No último instante antes de partir, contudo, Don
Sabas abandona a sua preciosa bandeira envolvendo com ela o corpo sem vida do
almirante, e prescindindo deste modo de enriquecer a sua colecção. Que
significado tem esta homenagem? Ela terá pelo menos a dimensão da importância
que ele dava à sua descoberta. Placido não entende talvez a seriedade do
compromisso, a força do dever ou o valor da vida. Mas compreende a envolvência
emocional que podemos encontrar nos jogos e nas competições sem motivo.
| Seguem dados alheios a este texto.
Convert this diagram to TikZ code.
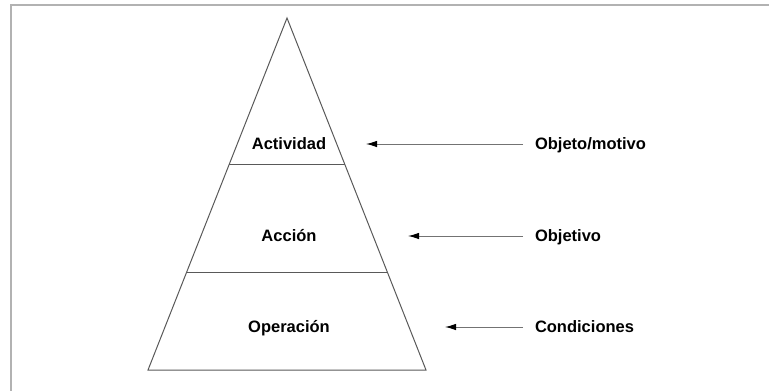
\documentclass[tikz,border=0pt]{standalone}
\usepackage{fontspec}
\setmainfont{Liberation Sans}
\usetikzlibrary{arrows.meta}
\usetikzlibrary{positioning}
\usetikzlibrary{calc}
\tikzset{
    level/.style={font=\fontsize{16.5}{19}\selectfont\bfseries, inner sep=0pt,
        text height=11.8pt, text depth=0pt},
    cause/.style={font=\fontsize{16.5}{19}\selectfont\bfseries, inner sep=0pt,
        text height=11.8pt, text depth=0pt, anchor=west, outer xsep=12pt},
    pointer/.style={draw=black!55, line width=1pt,
        -{Latex[length=11pt,width=6.5pt,black]}},
    edge/.style={draw=black!65, line width=1pt},
    frame/.style={draw=black!30, line width=1.5pt},
}

\begin{document}
\begin{tikzpicture}[x=1pt, y=-1pt]
	\useasboundingbox (0,0) rectangle (769,391);
	\draw[frame] (11,391) -- (11,5) -- (769,5);
	% pyramid
	\coordinate (apex) at (287,18);
	\coordinate (baseL) at (148,370);
	\coordinate (baseR) at (426,370);
	\draw[edge] (apex) -- (baseR) -- (baseL) -- cycle;
	\draw[edge] ($(apex)!0.4148!(baseL)$) -- ($(apex)!0.4148!(baseR)$);
	\draw[edge] ($(apex)!0.7216!(baseL)$) -- ($(apex)!0.7216!(baseR)$);
	\node[level] (actividad) at (289,144) {Actividad};
	\node[level] (accion) at (289,236) {Acción};
	\node[level] (operacion) at (289,327) {Operación};
	% labels on the right
	\node[cause] (motivo) at (523,144) {Objeto/motivo};
	\node[cause] (objetivo) at (523,236) {Objetivo};
	\node[cause] (condiciones) at (523,327) {Condiciones};
	\coordinate (tipA) at (366,144);
	\coordinate (tipB) at (408,236);
	\coordinate (tipC) at (445,327);
	\draw[pointer] (motivo.west) -- (tipA);
	\draw[pointer] (objetivo.west) -- (tipB);
	\draw[pointer] (condiciones.west) -- (tipC);
\end{tikzpicture}
\end{document}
Ele não
honra, por isso, a profundidade do drama dramatizando, mas sim abdicando de
brincar.
Também Don Sabas chama "pobrecito loco"
a Carrera, mas este é um termo que ele poderia aplicar a todos os que naquela
terra julgam viver uma vida a sério, quando ele, olhando aquela realidade a
partir da distância da zombaria, toma tudo por uma brincadeira de passagem.
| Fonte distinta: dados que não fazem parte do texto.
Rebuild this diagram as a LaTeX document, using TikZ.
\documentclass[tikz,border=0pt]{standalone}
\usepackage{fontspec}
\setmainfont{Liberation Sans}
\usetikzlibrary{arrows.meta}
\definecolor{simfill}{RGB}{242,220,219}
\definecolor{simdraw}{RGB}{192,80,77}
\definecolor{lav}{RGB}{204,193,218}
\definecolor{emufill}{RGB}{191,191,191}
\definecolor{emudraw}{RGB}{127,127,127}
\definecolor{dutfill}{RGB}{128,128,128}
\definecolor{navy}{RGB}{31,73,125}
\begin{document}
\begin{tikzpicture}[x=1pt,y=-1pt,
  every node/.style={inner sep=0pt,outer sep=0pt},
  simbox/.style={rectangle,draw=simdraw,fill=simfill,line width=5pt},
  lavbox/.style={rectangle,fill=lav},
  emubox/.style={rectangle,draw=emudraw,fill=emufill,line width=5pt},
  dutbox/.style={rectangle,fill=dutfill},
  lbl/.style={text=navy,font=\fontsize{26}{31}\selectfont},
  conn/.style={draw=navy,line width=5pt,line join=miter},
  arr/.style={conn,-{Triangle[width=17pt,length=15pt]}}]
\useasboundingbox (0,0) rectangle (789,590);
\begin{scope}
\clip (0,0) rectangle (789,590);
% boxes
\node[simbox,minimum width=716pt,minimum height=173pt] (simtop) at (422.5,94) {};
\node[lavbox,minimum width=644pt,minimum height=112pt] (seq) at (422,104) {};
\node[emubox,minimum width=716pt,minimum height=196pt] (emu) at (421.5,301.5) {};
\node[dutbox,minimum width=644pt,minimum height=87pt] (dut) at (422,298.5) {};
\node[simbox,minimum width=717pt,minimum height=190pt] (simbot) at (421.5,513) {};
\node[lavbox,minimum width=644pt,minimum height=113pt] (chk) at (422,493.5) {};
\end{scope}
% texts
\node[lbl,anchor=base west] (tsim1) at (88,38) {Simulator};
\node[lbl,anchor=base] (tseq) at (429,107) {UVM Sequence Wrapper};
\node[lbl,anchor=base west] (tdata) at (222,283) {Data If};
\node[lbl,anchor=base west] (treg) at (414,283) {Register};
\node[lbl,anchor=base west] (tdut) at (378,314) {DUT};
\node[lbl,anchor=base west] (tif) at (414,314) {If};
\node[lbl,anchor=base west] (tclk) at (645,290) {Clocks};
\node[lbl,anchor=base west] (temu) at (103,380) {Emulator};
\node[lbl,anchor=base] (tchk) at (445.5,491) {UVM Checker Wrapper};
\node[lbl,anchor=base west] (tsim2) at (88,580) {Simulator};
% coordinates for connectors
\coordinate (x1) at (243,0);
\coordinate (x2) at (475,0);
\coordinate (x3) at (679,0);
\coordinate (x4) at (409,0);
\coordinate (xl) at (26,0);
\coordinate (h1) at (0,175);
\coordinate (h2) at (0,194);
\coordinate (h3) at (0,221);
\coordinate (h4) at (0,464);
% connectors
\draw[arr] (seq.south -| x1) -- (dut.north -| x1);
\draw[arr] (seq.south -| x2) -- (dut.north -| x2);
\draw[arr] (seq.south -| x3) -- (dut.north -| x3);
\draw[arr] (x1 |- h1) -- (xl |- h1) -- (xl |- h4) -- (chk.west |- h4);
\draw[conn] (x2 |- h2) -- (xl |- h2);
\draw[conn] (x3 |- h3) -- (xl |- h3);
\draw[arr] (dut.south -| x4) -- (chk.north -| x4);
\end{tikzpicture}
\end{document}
Assim, ninguém é mais incapaz do que ele para compreender o sentido de
cumprimento do dever do almirante, quando este recusa o suborno. Ele que só
conhece as leis do jogo e da competição, do truque, da sedução e da arte, não
pode ver senão loucura na teimosia de alguém que rejeita dinheiro ou quaisquer
outras regalias para se manter fiel à sua missão. Mas Placido compreende ao
menos algo fundamental: que há algo ali que ele não pode compreender, mas que
certamente merece respeito; que há um compromisso que ele não seria capaz de
assumir se estivesse naquela posição, mas cujos contornos é pelo menos capaz de
reconhecer. Por isto é tão significativa a sua despedida e o abandono da
bandeira. Através deste, ele comunica ao almirante que embora seja um homem de
gozo e caprichos, que nunca se prenderá por qualquer ideal ou princípio, desta
vez vai aceitar perder o seu jogo particular (o que mantém com o coleccionador
rival) – não porque compreenda o sacrifício de Carrera, mas para lhe mostrar
que, ao menos hoje, a sua brincadeira não é mais importante do que a morte do
homem sério. Ele sabe melhor que ninguém que a obstinação com que o almirante
insiste em cumprir o seu dever é insana. Mas é também por isso que a mensagem
que ele deixa na bandeira vem cheia de simplicidade e respeito: a honra dos
loucos continua a valer mais que os delírios dos sãos.